Il y eut enfin des Lumières résistantes. Aussi importantes que celles que défendait le communiste Georges Politzer dans les numéros de l’Université libre clandestine. Elles furent l’œuvre de chrétiens comme Henri Guillemin, de revues comme Les Cahiers du Rhône de Marcel Raymond, ou Confluences, de Lyon. On discutera pourtant que les Lumières aient réellement inspiré le programme que le CNR, fort de son mot d’ordre « De la Résistance à la Révolution », comptait appliquer une fois la France libérée.

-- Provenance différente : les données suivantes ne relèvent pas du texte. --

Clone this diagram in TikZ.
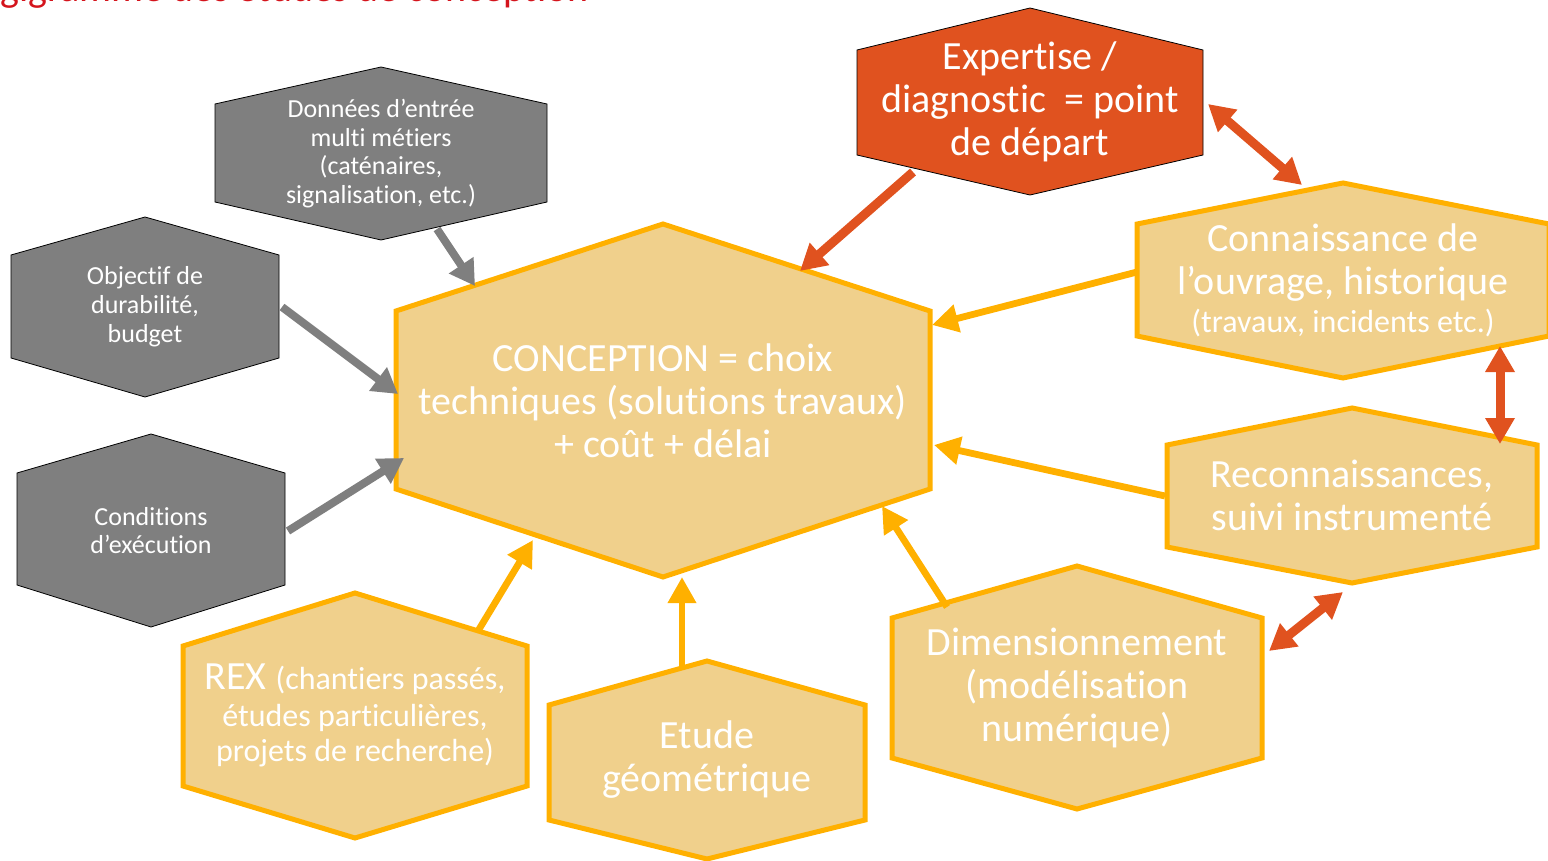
\documentclass[tikz,border=0pt]{standalone}
\usepackage{fontspec}
\setmainfont{Carlito}[Ligatures={TeX,NoCommon}]
\usepackage{xcolor}
\usepackage{tikz}
\usetikzlibrary{arrows.meta, calc}
\definecolor{orfonce}{HTML}{FFB000}
\definecolor{orclair}{HTML}{F0D08C}
\definecolor{gris}{HTML}{7F7F7F}
\definecolor{brique}{HTML}{E0521F}
\definecolor{titrerouge}{HTML}{D4141C}
% hexagone : nom, famille, x centre, demi-largeur, y haut, y epaule 1, y epaule 2, y bas, texte
\newcommand{\hexagone}[9]{%
  \draw[#2 hex] (#3,#5) -- (#3+#4,#6) -- (#3+#4,#7) -- (#3,#8)
    -- (#3-#4,#7) -- (#3-#4,#6) -- cycle;
  \node[#2 txt] (#1) at (#3,{(#5+#8)/2}) {#9};%
}
\newcommand{\petit}{\fontsize{16}{17.5}\selectfont}

\begin{document}
\begin{tikzpicture}[x=0.5pt, y=-0.5pt, line join=miter,
    or hex/.style={draw=orfonce, fill=orclair, line width=2.5pt},
    gris hex/.style={fill=gris},
    brique hex/.style={fill=brique},
    or txt/.style={text=white, align=center, inner sep=0pt, font=\fontsize{20}{21.5}\selectfont},
    brique txt/.style={or txt},
    gris txt/.style={text=white, align=center, inner sep=0pt, font=\fontsize{13}{14.4}\selectfont},
    fleche or/.style={draw=orfonce, line width=3.4pt, -{Triangle[length=13pt, width=13.5pt]}},
    fleche grise/.style={draw=gris, line width=4pt, -{Triangle[length=12.5pt, width=14pt]}},
    fleche brique/.style={draw=brique, line width=4.5pt, -{Triangle[length=13pt, width=14pt]}},
    double brique/.style={fleche brique, {Triangle[length=13pt, width=14pt]}-{Triangle[length=13pt, width=14pt]}}]
  \useasboundingbox (0,0) rectangle (1548,861);
  \clip (0,0) rectangle (1548,861);

  \node[anchor=base west, inner sep=0pt, text=titrerouge, font=\fontsize{20}{24}\selectfont]
    (titre) at (-38,2) {Logigramme des études de conception};

  % entrees grises
  \hexagone{donnees}{gris}{381}{166}{67}{104}{202}{240}{Données d’entrée\\multi métiers\\(caténaires,\\signalisation, etc.)}
  \hexagone{objectif}{gris}{145}{134}{217}{255}{358}{397}{Objectif de\\durabilité,\\budget}
  \hexagone{conditions}{gris}{151}{134}{434}{473}{585}{627}{Conditions\\d’exécution}

  \hexagone{expertise}{brique}{1030}{173}{8}{50}{155}{195}{Expertise /\\diagnostic \ = point\\de départ}

  \hexagone{conception}{or}{663}{267}{224}{311}{489}{577}{CONCEPTION = choix\\techniques (solutions travaux)\\+ coût + délai}
  \hexagone{connaissance}{or}{1343}{206}{183}{224}{336}{378}{Connaissance de\\l’ouvrage, historique\\[-2.5pt]{\fontsize{16}{17}\selectfont (travaux, incidents etc.)}}
  \hexagone{reconnaissances}{or}{1352}{185}{408}{445}{547}{583}{Reconnaissances,\\suivi instrumenté}
  \hexagone{dimensionnement}{or}{1077}{185}{566}{618}{758}{809}{Dimensionnement\\(modélisation\\numérique)}
  \hexagone{etude}{or}{707}{158}{661}{705}{820}{859}{Etude\\géométrique}
  \hexagone{rex}{or}{355}{172}{593}{646}{786}{838}{REX {\petit(chantiers passés,}\\[-3pt]{\petit études particulières,}\\[-4pt]{\petit projets de recherche)}}

  % points d'accroche des fleches
  \coordinate (donnees-s) at (437,229);
  \coordinate (objectif-e) at (282,307);
  \coordinate (conditions-e) at (288,531);
  \coordinate (expertise-so) at (913,172);
  \coordinate (expertise-e) at (1208,104);
  \coordinate (connaissance-n) at (1302,185);
  \coordinate (connaissance-o) at (1137,272);
  \coordinate (connaissance-s) at (1500,346);
  \coordinate (reconnaissances-n) at (1500,444);
  \coordinate (reconnaissances-o) at (1165,496);
  \coordinate (reconnaissances-s) at (1343,592);
  \coordinate (dimensionnement-e) at (1269,651);
  \coordinate (dimensionnement-n) at (947,607);
  \coordinate (etude-n) at (682,668);
  \coordinate (rex-n) at (478,631);
  \coordinate (conception-no) at (475,286);
  \coordinate (conception-o1) at (398,394);
  \coordinate (conception-o2) at (404,458);
  \coordinate (conception-ne) at (800,271);
  \coordinate (conception-e1) at (932,325);
  \coordinate (conception-e2) at (934,445);
  \coordinate (conception-se) at (882,506);
  \coordinate (conception-s) at (682,577);
  \coordinate (conception-so) at (533,540);

  \foreach \a/\b in {donnees-s/conception-no, objectif-e/conception-o1, conditions-e/conception-o2}
    \draw[fleche grise] (\a) -- (\b);
  \foreach \a/\b in {connaissance-o/conception-e1, reconnaissances-o/conception-e2,
      dimensionnement-n/conception-se, etude-n/conception-s, rex-n/conception-so}
    \draw[fleche or] (\a) -- (\b);
  \draw[fleche brique] (expertise-so) -- (conception-ne);
  \draw[double brique] (expertise-e) -- (connaissance-n);
  \draw[double brique] (connaissance-s) -- (reconnaissances-n);
  \draw[double brique] (reconnaissances-s) -- (dimensionnement-e);
\end{tikzpicture}
\end{document}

Ce livre de Pascale Pellerin est important, bien documenté. On regrettera d’autant plus ses répétitions et un plan qui les rendait inévitables. Outre sa valeur démystifiante, il rappelle en les illustrant, quelques-unes des difficultés auxquelles se heurtent l’histoire des idées et plus largement l’histoire littéraire. Ainsi le fait que la réception des œuvres est un phénomène complexe, qui tient à leur polysémie. D’où certains aspects de la démarche de Pascale Pellerin qui peuvent surprendre, quand elle juge que telle lecture des adversaires des Lumières est fausse et qu’elle en donne une lecture définie par elle comme vraie. Il faut sainement en revenir à cette idée que le texte littéraire est ouvert et qu’au fond un écrivain est toujours un peu responsable des interprétations qu’on donne de son œuvre, le contexte politique, culturel et social de la lecture y aidant.